Selling a creative agency is a milestone moment, but it’s also unfamiliar terrain for most founders. The biggest surprise for first-time sellers is that some of the most meaningful negotiation doesn’t happen in the purchase agreement or during diligence. It happens in the letter of intent — the LOI.
Negotiating the LOI is where sellers often hold the most leverage they will ever have in a deal. Once the LOI is signed, you enter exclusivity, you become emotionally connected to the deal, your team begins expecting movement, and the buyer knows you don’t have alternatives. Leverage shifts quickly and decisively toward the buyer.
Strategic buyers understand this. They’ll often encourage you to sign a simple, high-level LOI and “sort out the details later.” They’ll reassure you that the LOI is nonbinding. But “later” is when your negotiating power is weakest.
Slowing Down Without Killing Momentum
When a buyer pushes for a quick signature, acknowledge the excitement while reframing the LOI details as a thoughtful business step.
“We’re really excited about the fit here, and we want to keep moving forward. Before we step into exclusivity, it’s important to us that the LOI reflects the key terms so the rest of the process runs smoothly for both sides. I’d hate for us to spend a bunch of money on purchase agreement negotiations only to find out we didn’t discuss a deal-killer”
This tone is measured and professional. It shows the buyer you are committed, but not desperate — and that you take the LOI stage seriously.
What You Must Lock In Before You Grant Exclusivity
Exclusivity is the buyer’s biggest ask in an LOI. Once you go exclusive, you lose the bargaining power that competing offers (or even the possibility of a competing offer) can create. Because exclusivity is valuable to the buyer, you should “charge” for it by insisting the LOI capture the terms that will be painful — or impossible — to negotiate later.
The LOI should clearly describe the basic economic structure of the deal, including the purchase price, the general form of payment (cash, note), the key terms of any earn-out, and details about rollover equity. Any significant debts that need to be paid or liens released at closing should be listed along with important consents that are required to close (e.g., landlords, key contracts, banks)
You should also address the founder’s expected role in the business after the sale. This includes key terms of any employment agreement (term, base salary, bonus opportunity, PTO), what happens if the founder is terminated without Cause (typically severance of some duration) and any major restrictive covenants.
The exclusivity clause also needs attention. Agency sellers often accept long exclusivity periods without asking why. Two to three months is typical, but a shorter period may be appropriate in some situations. A short exclusivity period is how the seller can keep the pressure on the buyer to move quickly once the LOI is signed. A buyer who expects you to move fast but is unwilling to do so themselves may indicate misaligned expectations.

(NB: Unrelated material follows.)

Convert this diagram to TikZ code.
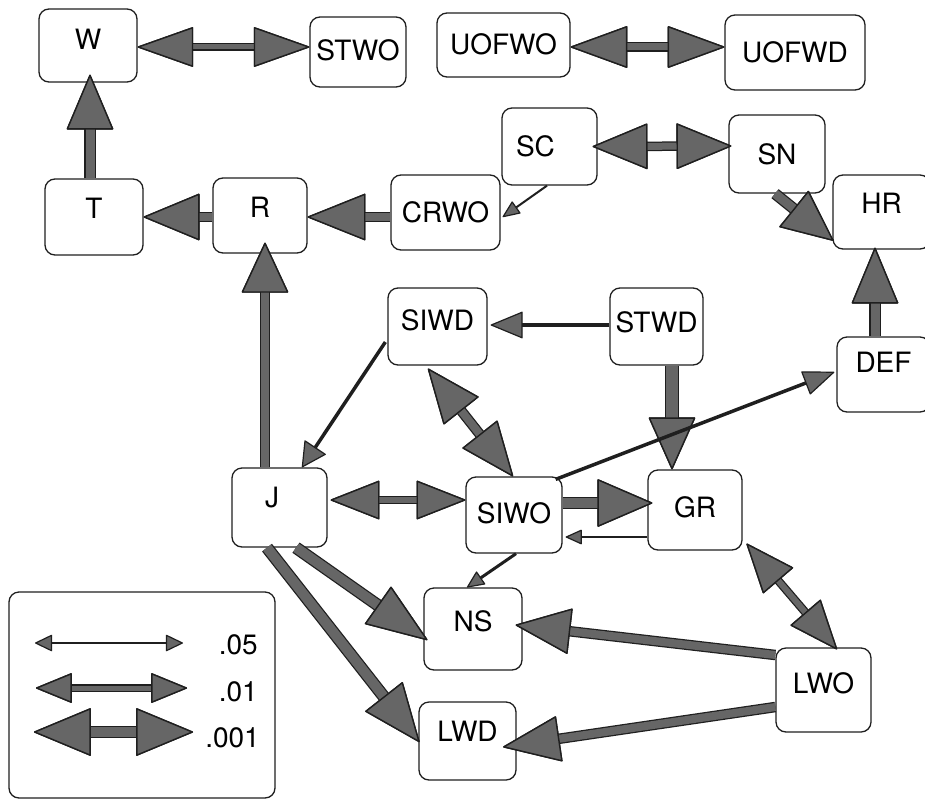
\documentclass[tikz,border=0pt]{standalone}
\usepackage{fontspec}
\setmainfont{TeX Gyre Heros}
\usetikzlibrary{arrows.meta}
\definecolor{ag}{gray}{0.40}
\definecolor{ad}{gray}{0.12}
\tikzset{
  box/.style={draw=ad, line width=1.3pt, rounded corners=10pt, fill=white,
    inner sep=0pt, text height=20pt, font=\fontsize{28}{34}\selectfont},
  lab/.style={inner sep=0pt, text height=20pt, text depth=0pt, font=\fontsize{28}{34}\selectfont},
  one/.style n args={4}{draw=ag, line width=#3,
    arrows={-Triangle[length=#1,width=#2,fill=ag,color=ad,line width=1.4pt,round]},
    preaction={draw=ad, line width=#4,
      arrows={-Triangle[length=#1,width=#2,fill=ag,color=ad,line width=1.4pt,round]}}},
  two/.style n args={4}{draw=ag, line width=#3,
    arrows={Triangle[length=#1,width=#2,fill=ag,color=ad,line width=1.4pt,round]-Triangle[length=#1,width=#2,fill=ag,color=ad,line width=1.4pt,round]},
    preaction={draw=ad, line width=#4,
      arrows={Triangle[length=#1,width=#2,fill=ag,color=ad,line width=1.4pt,round]-Triangle[length=#1,width=#2,fill=ag,color=ad,line width=1.4pt,round]}}},
  thn/.style n args={3}{draw=ad, line width=#3,
    arrows={-Triangle[length=#1,width=#2,fill=ag,color=ad,line width=1.2pt,round]}},
  thntwo/.style n args={3}{draw=ad, line width=#3,
    arrows={Triangle[length=#1,width=#2,fill=ag,color=ad,line width=1.2pt,round]-Triangle[length=#1,width=#2,fill=ag,color=ad,line width=1.2pt,round]}},
}
\begin{document}
\begin{tikzpicture}[x=1pt,y=-1pt]
\useasboundingbox (0,0) rectangle (925,800);
\fill[white] (0,0) rectangle (925,800);
\clip (0,0) rectangle (925,800);

% nodes
\node[box, minimum width=98pt, minimum height=73pt, text depth=13pt] (W) at (88,45.5) {W};
\node[box, minimum width=96pt, minimum height=70pt, text depth=4pt] (STWO) at (358,52) {STWO};
\node[box, minimum width=133pt, minimum height=64pt, text depth=0pt] (UOFWO) at (503.5,45) {UOFWO};
\node[box, minimum width=140pt, minimum height=75pt, text depth=0pt] (UOFWD) at (795,52.5) {UOFWD};
\node[box, minimum width=95pt, minimum height=77pt, text depth=0pt] (SC) at (549.5,146.5) {SC\hspace*{28pt}};
\node[box, minimum width=96pt, minimum height=78pt, text depth=0pt] (SN) at (777,154) {SN};
\node[box, minimum width=97pt, minimum height=74pt, text depth=18pt] (HR) at (881.5,212) {HR};
\node[box, minimum width=98pt, minimum height=76pt, text depth=18pt] (T) at (94,217) {T};
\node[box, minimum width=94pt, minimum height=75pt, text depth=17pt] (R) at (260,215.5) {R};
\node[box, minimum width=109pt, minimum height=75pt, text depth=0pt] (CRWO) at (445.5,212.5) {CRWO};
\node[box, minimum width=99pt, minimum height=77pt, text depth=13pt] (SIWD) at (437.5,326.5) {SIWD};
\node[box, minimum width=93pt, minimum height=77pt, text depth=9pt] (STWD) at (656.5,326.5) {STWD};
\node[box, minimum width=93pt, minimum height=75pt, text depth=25pt] (DEF) at (883.5,374.5) {DEF};
\node[box, minimum width=95pt, minimum height=79pt, text depth=21pt] (J) at (279.5,507.5) {J\hspace*{15pt}};
\node[box, minimum width=96pt, minimum height=76pt, text depth=4pt] (SIWO) at (514,515) {SIWO};
\node[box, minimum width=94pt, minimum height=80pt, text depth=6pt] (GR) at (695,510) {GR};
\node[box, minimum width=98pt, minimum height=82pt, text depth=16pt] (NS) at (473,629) {NS};
\node[box, minimum width=97pt, minimum height=78pt, text depth=20pt] (LWD) at (467.5,741) {LWD};
\node[box, minimum width=95pt, minimum height=84pt, text depth=14pt] (LWO) at (823.5,690) {LWO};

% legend
\node[box, minimum width=266pt, minimum height=206pt] (LEG) at (142,695) {};
\coordinate (a1) at (35,643);  \coordinate (b1) at (183,643);
\coordinate (a2) at (36,688);  \coordinate (b2) at (187,688);
\coordinate (a3) at (34,732);  \coordinate (b3) at (193,732);
\draw[thntwo={18pt}{17pt}{2pt}] (a1) -- (b1);
\draw[two={37pt}{30pt}{5pt}{7.5pt}] (a2) -- (b2);
\draw[two={58pt}{48pt}{10pt}{12.5pt}] (a3) -- (b3);
\node[lab, anchor=east] (L1) at (258,644) {.05};
\node[lab, anchor=east] (L2) at (258,691) {.01};
\node[lab, anchor=east] (L3) at (260,737) {.001};

% connectors
\draw[two={57pt}{40pt}{5pt}{7.5pt}] ([yshift=-1.5pt]W.east) -- ([yshift=5pt]STWO.west);
\draw[two={58pt}{42pt}{7pt}{9.5pt}] ([yshift=-2pt]UOFWO.east) -- ([yshift=5.5pt]UOFWD.west);
\draw[one={56pt}{47pt}{9pt}{11.5pt}] ([xshift=-4pt]T.north) -- ([xshift=2pt,yshift=8pt]W.south);
\draw[one={57pt}{47pt}{8pt}{10.5pt}] ([yshift=-1.5pt]R.west) -- (T.east);
\draw[one={59pt}{47pt}{8pt}{10.5pt}] ([yshift=-4.5pt]CRWO.west) -- ([yshift=-1.5pt]R.east);
\draw[thn={18pt}{15pt}{2pt}] ([xshift=-2.5pt]SC.south) -- ([xshift=2pt,yshift=-4.5pt]CRWO.east);
\draw[two={56pt}{46pt}{7pt}{9.5pt}] ([xshift=-5pt]SC.east) -- ([xshift=3pt,yshift=8pt]SN.west);
\draw[one={52pt}{47pt}{9pt}{11.5pt}] ([xshift=-2pt]SN.south) -- ([xshift=1pt,yshift=9pt]HR.south west);
\draw[one={57pt}{47pt}{9pt}{11.5pt}] ([xshift=-8.5pt]DEF.north) -- ([xshift=-6.5pt,yshift=2pt]HR.south);
\draw[thn={33pt}{27pt}{3.5pt}] ([yshift=1.5pt]STWD.west) -- ([xshift=3pt,yshift=1.5pt]SIWD.east);
\draw[thn={25pt}{26pt}{3.5pt}] ([xshift=-2pt,yshift=-15.5pt]SIWD.west) -- ([xshift=22.5pt]J.north);
\draw[one={51pt}{47pt}{8pt}{10.5pt}] ([xshift=-14.5pt]J.north) -- ([xshift=5pt,yshift=11pt]R.south);
\draw[two={55pt}{45pt}{8pt}{10.5pt}] ([xshift=-9.5pt,yshift=-3pt]SIWD.south) -- ([xshift=-1pt]SIWO.north);
\draw[one={53pt}{47pt}{12pt}{14.5pt}] ([xshift=15.5pt]STWD.south) -- ([xshift=-23pt]GR.north);
\draw[thn={32pt}{25pt}{3.5pt}] ([xshift=-7pt,yshift=-3pt]SIWO.north east) -- ([xshift=-2pt,yshift=2.5pt]DEF.west);
\draw[two={50pt}{39pt}{6pt}{8.5pt}] ([xshift=3pt,yshift=7.5pt]J.east) -- ([yshift=15pt]SIWO.west);
\draw[one={56pt}{48pt}{10pt}{12.5pt}] ([yshift=12pt]SIWO.east) -- ([xshift=5pt,yshift=7pt]GR.west);
\draw[thn={17pt}{15pt}{2pt}] ([yshift=-27pt]GR.west) -- ([xshift=3pt,yshift=-22pt]SIWO.east);
\draw[thn={18pt}{16pt}{3pt}] ([xshift=2pt]SIWO.south) -- ([xshift=-6pt]NS.north);
\draw[one={62pt}{46pt}{10pt}{12.5pt}] ([xshift=16.5pt]J.south) -- ([xshift=4pt,yshift=-11pt]NS.west);
\draw[one={59pt}{48pt}{10pt}{12.5pt}] ([xshift=-12.5pt]J.south) -- ([xshift=1pt,yshift=-1pt]LWD.west);
\draw[two={50pt}{40pt}{6pt}{8.5pt}] ([xshift=4pt,yshift=7pt]GR.south east) -- ([xshift=13.5pt,yshift=-2pt]LWO.north);
\draw[one={56pt}{46pt}{8pt}{10.5pt}] ([yshift=35pt]LWO.west) -- ([xshift=-7pt,yshift=4pt]NS.east);
\draw[one={58pt}{46pt}{8pt}{10.5pt}] ([yshift=-17pt]LWO.west) -- ([xshift=-13.5pt,yshift=-6pt]LWD.east);
\end{tikzpicture}
\end{document}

Reverse Diligence: Know Who You’re Committing To
Most first-time sellers don’t realize they have the right to diligence the buyer before and after signing the LOI. A strategic buyer is buying your people, your culture, your process, and your reputation. You should feel comfortable asking about their history acquiring agencies, how prior founders fared post-close, and how integration decisions are made. If the buyer is using a promissory note or equity as part of the purchase price, you need to know that the buyer is creditworthy and that the stock has meaningful value.
While you might get some of these questions answered before the LOI, you may need an express clause in the LOI confirming your ability to investigate certain of the buyer’s books and records.
The Myth of Being ‘Too Difficult’
Some sellers worry that if they negotiate the LOI, they may lose the deal. That to appear as an attractive target, the seller needs to be conciliatory and agreeable. This is a mistake. A seller can be constructive and friendly while still negotiating hard on the points that matter. Being agreeable in a desire to build friendship or to “avoid conflict” can often lead a buyer, sensing little resistance, to push for more.
The key is tone. Make your rationale visible. Tie your requests to shared goals. Use questions instead of demands. And when a buyer interprets a request as friction, steer the conversation back to mutual benefit.
“I understand you want to move quickly. I’m excited to get underway as well. I’m hoping that a little effort on the LOI will make the purchase agreement process move quickly (and hopefully more cheaply!). Can we spend a little extra time now on the LOI to get this right so we have a smoother process later?”
This is being a thoughtful transaction partner. And gives you the time and space to ensure that the terms you need are reflected in the LOI.
Conclusion
As a seller, you have your greatest leverage before the LOI is signed; so use it. Sussing out deal-killers now is much cheaper than after you’ve spent months on diligence and purchase agreement negotiations. Slow down. Ask for clarity. Lock in the key concepts. Only grant exclusivity when the foundation is solid. This isn’t being too difficult and being deliberate won’t jeopardize a deal with a credible buyer. Your efforts to improve the LOI now will pay dividends throughout the transaction.